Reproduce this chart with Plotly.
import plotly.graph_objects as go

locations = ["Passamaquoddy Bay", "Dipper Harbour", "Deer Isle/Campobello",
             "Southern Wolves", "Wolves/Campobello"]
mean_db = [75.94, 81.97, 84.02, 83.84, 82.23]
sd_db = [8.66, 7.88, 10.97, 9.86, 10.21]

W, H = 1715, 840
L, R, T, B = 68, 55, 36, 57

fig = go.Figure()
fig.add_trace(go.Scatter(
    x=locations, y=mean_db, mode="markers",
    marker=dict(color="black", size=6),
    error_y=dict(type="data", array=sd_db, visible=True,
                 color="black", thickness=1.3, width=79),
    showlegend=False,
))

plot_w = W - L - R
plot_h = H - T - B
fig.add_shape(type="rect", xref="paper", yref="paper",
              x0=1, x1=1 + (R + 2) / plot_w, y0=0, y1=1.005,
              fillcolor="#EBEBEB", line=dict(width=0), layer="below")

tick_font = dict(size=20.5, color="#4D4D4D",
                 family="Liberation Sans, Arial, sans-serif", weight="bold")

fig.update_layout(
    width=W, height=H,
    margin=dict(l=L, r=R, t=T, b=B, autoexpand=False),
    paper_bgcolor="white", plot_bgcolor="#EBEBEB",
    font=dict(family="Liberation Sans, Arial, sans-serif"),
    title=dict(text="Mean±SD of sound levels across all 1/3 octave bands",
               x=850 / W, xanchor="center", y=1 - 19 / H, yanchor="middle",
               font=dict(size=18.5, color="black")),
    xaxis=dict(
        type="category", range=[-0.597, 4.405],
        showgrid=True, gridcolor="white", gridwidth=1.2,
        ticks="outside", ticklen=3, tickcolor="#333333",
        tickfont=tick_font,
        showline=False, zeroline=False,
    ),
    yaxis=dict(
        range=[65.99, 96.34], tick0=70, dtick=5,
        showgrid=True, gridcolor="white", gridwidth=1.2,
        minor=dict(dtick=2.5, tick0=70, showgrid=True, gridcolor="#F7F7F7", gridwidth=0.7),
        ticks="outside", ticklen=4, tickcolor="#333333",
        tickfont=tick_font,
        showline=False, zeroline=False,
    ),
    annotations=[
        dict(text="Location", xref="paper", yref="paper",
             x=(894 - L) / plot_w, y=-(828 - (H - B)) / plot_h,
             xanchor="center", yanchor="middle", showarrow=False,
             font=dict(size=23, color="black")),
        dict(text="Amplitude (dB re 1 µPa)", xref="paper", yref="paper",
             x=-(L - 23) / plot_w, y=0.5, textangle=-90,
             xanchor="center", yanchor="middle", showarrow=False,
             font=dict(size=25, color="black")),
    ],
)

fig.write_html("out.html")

WHAT YOU WILL DO:
Quote exactly the stretch of lines above that starts at the first one and ends at the line with "import plotly.graph_objects as go", and nothing beyond it.

THE SOLUTION:
Reproduce this chart with Plotly.
import plotly.graph_objects as go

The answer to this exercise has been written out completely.